The approach of feature extraction inspired the predecessor of Diffusion models: the Generative Adversarial Network (GAN)1, a breakthrough in deep learning that puts two neural networks against each other in a duel. A generator tries to produce images pixel by pixel, while the discriminator acts like a critic, distinguishing between target outcomes and generated data. This process happens in a recursive manner until both networks are trained to become more discerning in the image. In contrast to the current prompt-based AI, GANs actually conjure images; they learn the underlining distribution of what a face might look like across thousands of examples, then generate a result that looks like the collective blurry form.
The development of GANs sparks the first wave of artists working with AI, noticeably, Portrait of Edmond de Belamy by Paris-based art collective Obvious2. This is arguably the most iconic GAN artwork, which was generated using a GAN trained on 15,000 historical portraits. It was sold at Christie's auction for $432,500 in 2018, making headlines worldwide as one of the first AI artworks to be sold by a major auction house.

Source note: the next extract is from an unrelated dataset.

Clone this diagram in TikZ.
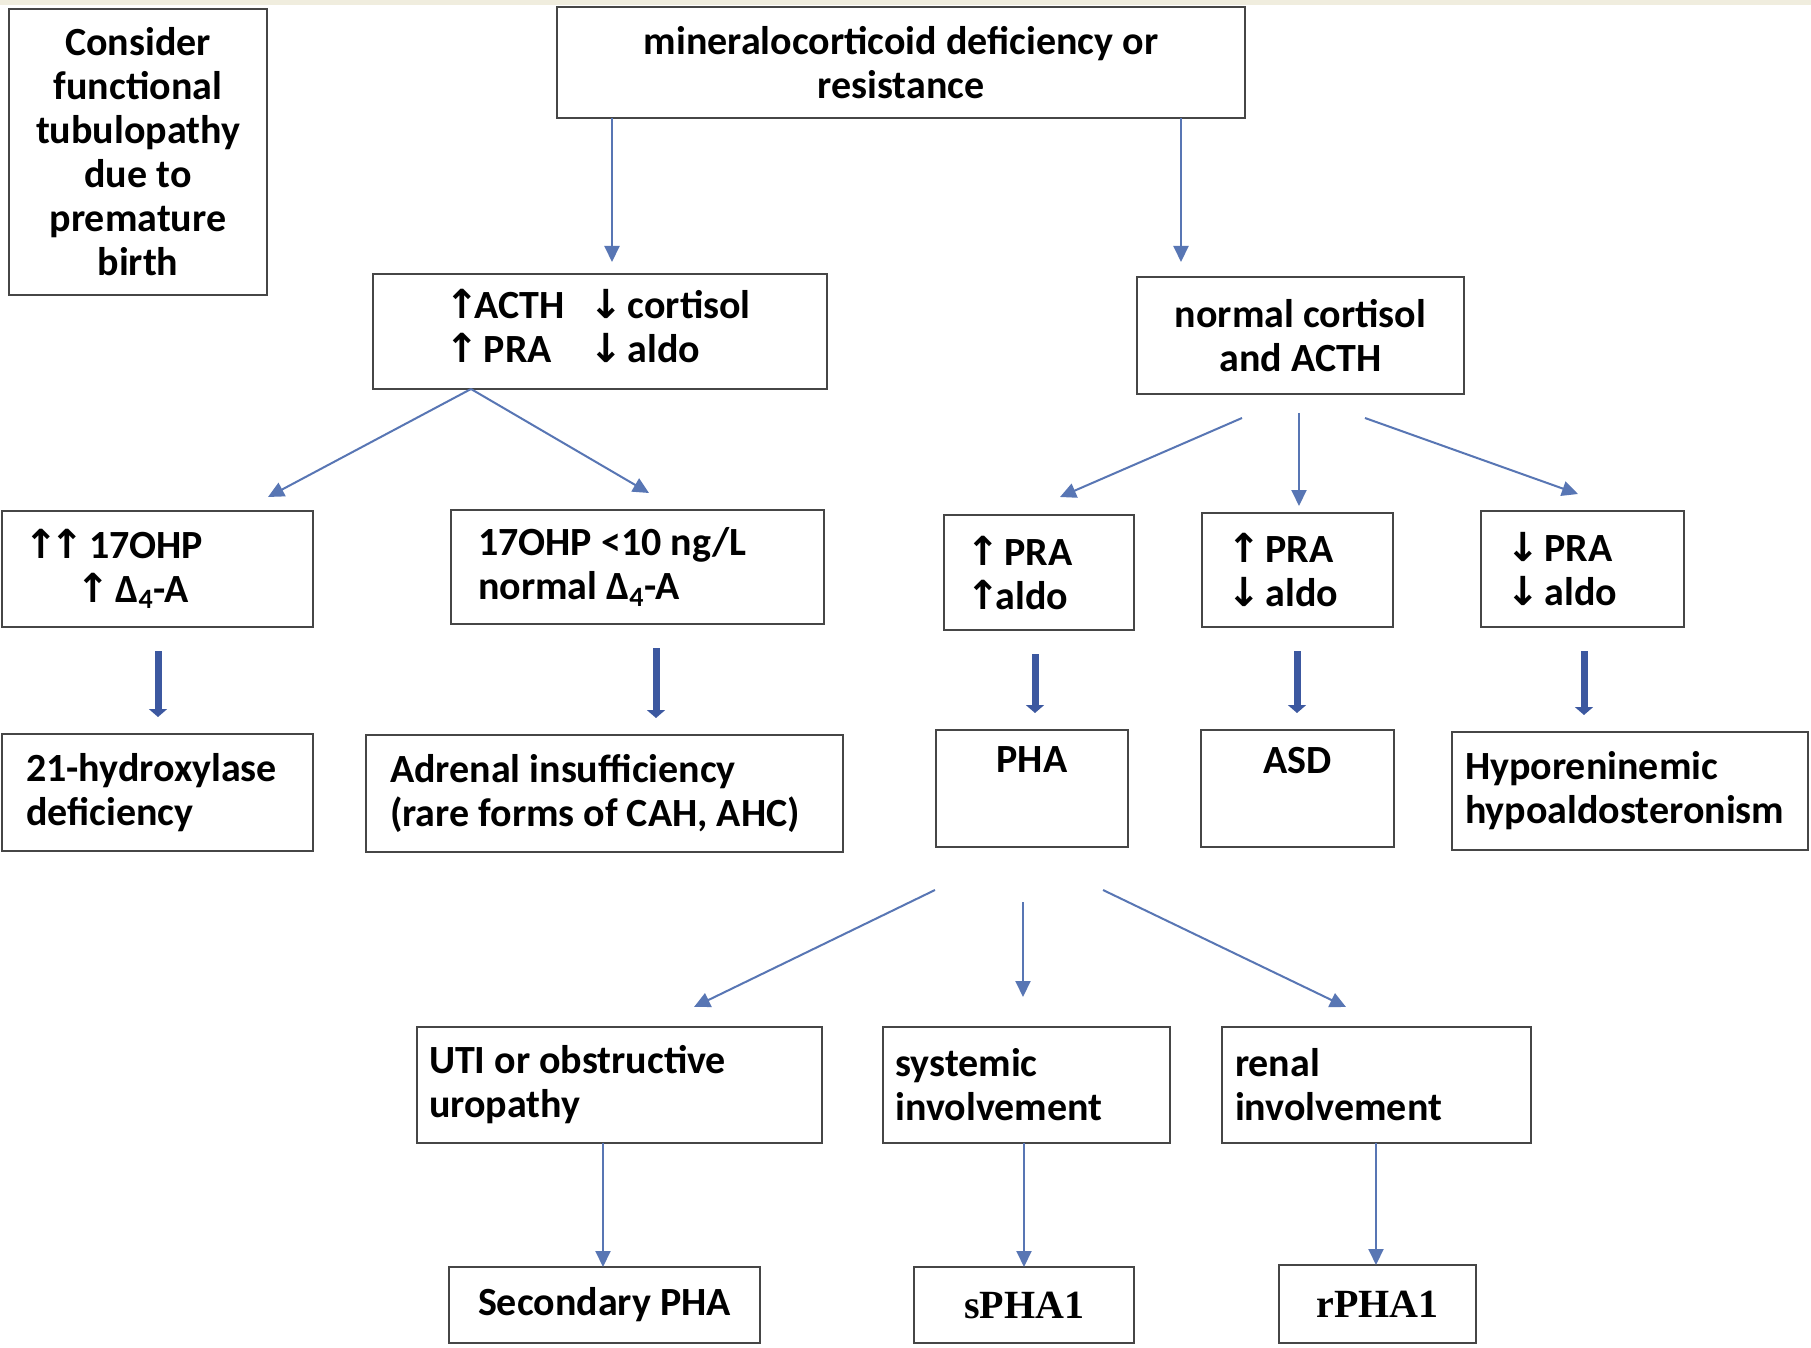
\documentclass[tikz,border=0pt]{standalone}
\usepackage{fontspec}
\setmainfont{Carlito}
\newfontfamily\arrfont{DejaVu Sans}
\newfontfamily\serifb{Liberation Serif}
\usetikzlibrary{arrows.meta}
\definecolor{boxline}{RGB}{70,70,70}
\definecolor{thinblue}{RGB}{88,118,180}
\definecolor{thickblue}{RGB}{60,88,160}
\definecolor{strip}{RGB}{240,237,222}
\newcommand{\UA}{\leavevmode{\arrfont\kern-0.1em\char"2191\kern-0.1em}}
\newcommand{\DA}{\leavevmode{\arrfont\kern-0.1em\char"2193\kern-0.1em}}
\tikzset{
  box/.style={draw=boxline, line width=1.2pt, inner sep=0pt, outer sep=0pt,
    font=\bfseries\fontsize{20}{22}\selectfont},
  lbox/.style={box, align=flush left},
  cbox/.style={box, align=center},
  tarr/.style={draw=thinblue, line width=1pt, -{Triangle[length=8pt,width=7.5pt]}},
  karr/.style={draw=thickblue, line width=3.5pt, -{Triangle[length=4pt,width=9pt]},
    shorten <=12pt, shorten >=8.5pt}
}
\begin{document}
\begin{tikzpicture}[x=0.5pt, y=-0.5pt]
\useasboundingbox (0,0) rectangle (1811,1348);
\fill[white] (0,0) rectangle (1811,1348);
\fill[strip] (0,0) rectangle (1811,5);

% row 0
\node[cbox, minimum width=129pt, minimum height=143pt] (consider) at (138,152)
  {Consider\\functional\\tubulopathy\\due to\\premature\\birth};
\node[cbox, minimum width=344pt, minimum height=55.5pt] (top) at (901,62.5)
  {mineralocorticoid deficiency or\\resistance};

% row 1
\node[box, minimum width=227pt, minimum height=57.5pt] (acth) at (600,331.5)
  {\begin{tabular}{@{}l@{}l@{}}\makebox[72pt][l]{\UA ACTH} & \DA\ cortisol\\ \makebox[72pt][l]{\UA\ PRA} & \DA\ aldo\end{tabular}};
\node[cbox, minimum width=163.5pt, minimum height=58.5pt] (normal) at (1300.5,335.5)
  {normal cortisol\\and ACTH};

% row 2
\node[lbox, text width=128.5pt, minimum width=155.5pt, minimum height=58pt] (ohp) at (157.5,569)
  {\UA\UA\ 17OHP\\\hspace*{26pt}\UA\ Δ\textsubscript{4}-A};
\node[lbox, text width=159.5pt, minimum width=186.5pt, minimum height=57pt] (ohp10) at (637.5,567)
  {17OHP <10 ng/L\\normal Δ\textsubscript{4}-A};
\node[lbox, text width=69pt, minimum width=95pt, minimum height=57.5pt] (puau) at (1039,572.5)
  {\UA\ PRA\\\UA aldo};
\node[lbox, text width=66.5pt, minimum width=95.5pt, minimum height=57pt] (puad) at (1297.5,570)
  {\UA\ PRA\\\DA\ aldo};
\node[lbox, text width=72.5pt, minimum width=101.5pt, minimum height=58pt] (pdad) at (1582.5,569)
  {\DA\ PRA\\\DA\ aldo};

% row 3
\node[lbox, text width=131.5pt, minimum width=155.5pt, minimum height=58.5pt] (hydrox) at (157.5,792.5)
  {21-hydroxylase\\deficiency};
\node[lbox, text width=214.5pt, minimum width=238.5pt, minimum height=58.5pt] (adrenal) at (604.5,793.5)
  {Adrenal insufficiency\\(rare forms of CAH, AHC)};
\node[cbox, minimum width=96pt, minimum height=58.5pt] (pha) at (1032,788.5)
  {PHA\\\strut};
\node[cbox, minimum width=96.5pt, minimum height=58.5pt] (asd) at (1297.5,788.5)
  {ASD\\\strut};
\node[lbox, text width=165pt, minimum width=178pt, minimum height=59pt] (hypo) at (1630,791)
  {Hyporeninemic\\hypoaldosteronism};

% row 4
\node[lbox, text width=190.5pt, minimum width=202.5pt, minimum height=58pt] (uti) at (619.5,1085)
  {UTI or obstructive\\uropathy};
\node[lbox, text width=131pt, minimum width=143.5pt, minimum height=58pt] (systemic) at (1026.5,1085)
  {systemic\\involvement};
\node[lbox, text width=141.5pt, minimum width=154.5pt, minimum height=58pt] (renal) at (1376.5,1085)
  {renal\\involvement};

% row 5
\node[cbox, minimum width=155.5pt, minimum height=38pt] (secpha) at (604.5,1305)
  {Secondary PHA};
\node[cbox, minimum width=110pt, minimum height=38pt, font=\serifb\bfseries\fontsize{20}{22}\selectfont] (spha) at (1024,1305)
  {sPHA1};
\node[cbox, minimum width=98.5pt, minimum height=39pt, font=\serifb\bfseries\fontsize{20}{22}\selectfont] (rpha) at (1377.5,1304)
  {rPHA1};

% connectors
\draw[tarr, shorten >=6pt] (top.south -| 612,0) -- (acth.north -| 612,0);
\draw[tarr, shorten >=7.5pt] (top.south -| 1181,0) -- (normal.north -| 1181,0);

\draw[tarr] ([shift={(-129,0)}]acth.south) -- ([shift={(110.5,-14)}]ohp.north);
\draw[tarr] ([shift={(-129,0)}]acth.south) -- ([shift={(11.5,-17)}]ohp10.north);

\draw[tarr] ([shift={(-58.5,24)}]normal.south) -- ([shift={(21,-18)}]puau.north);
\draw[tarr] ([shift={(-1.5,19)}]normal.south) -- ([shift={(1.5,-7)}]puad.north);
\draw[tarr] ([shift={(64.5,24)}]normal.south) -- ([shift={(-4.5,-17)}]pdad.north);

\draw[karr] (ohp.south -| 158,0) -- (hydrox.north -| 158,0);
\draw[karr] (ohp10.south -| 656,0) -- (adrenal.north -| 656,0);
\draw[karr] (puau.south -| 1035,0) -- (pha.north -| 1035,0);
\draw[karr] (puad.south -| 1297,0) -- (asd.north -| 1297,0);
\draw[karr] (pdad.south -| 1584,0) -- (hypo.north -| 1584,0);

\draw[tarr] ([shift={(-97,43)}]pha.south) -- ([shift={(74.5,-20)}]uti.north);
\draw[tarr] ([shift={(-9,55)}]pha.south) -- ([shift={(-3.5,-30)}]systemic.north);
\draw[tarr] ([shift={(71,43)}]pha.south) -- ([shift={(-30.5,-20)}]renal.north);

\draw[tarr] (uti.south -| 603,0) -- (secpha.north -| 603,0);
\draw[tarr] (systemic.south -| 1024,0) -- (spha.north -| 1024,0);
\draw[tarr] (renal.south -| 1376,0) -- (rpha.north -| 1376,0);
\end{tikzpicture}
\end{document}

Subsequently, AI art tools springing up like wildfire, capable of producing photorealistic portraits, surreal landscapes, or even entirely fictional fashion.
While GAN could recognize and thus generate an image as a whole, how could the computer understand individual features and compositions in an image? The field of distinguishing objects within an image is called segmentation. Artist Philipp Schmitt utilized this technique in the Humans of AI and Declassifier project, where he made the hidden logic of machine perception visible. In the website exhibition, Schmitt used the computer vision tools YOLO3, a machine learning algorithm, to recognize and label various elements in an image, then overlay those segments with visuals from the COCO4 (common objects in context) dataset that share similar textual descriptions. By juxtaposing recognition outputs with source images from the training data, Declassifier reveals the statistical structures that underpin AI vision. Segmentation proposes the idea of how machines make sense between objects that exist in relation to others. Understanding its composition and thus gathering more information from a still pixelated image.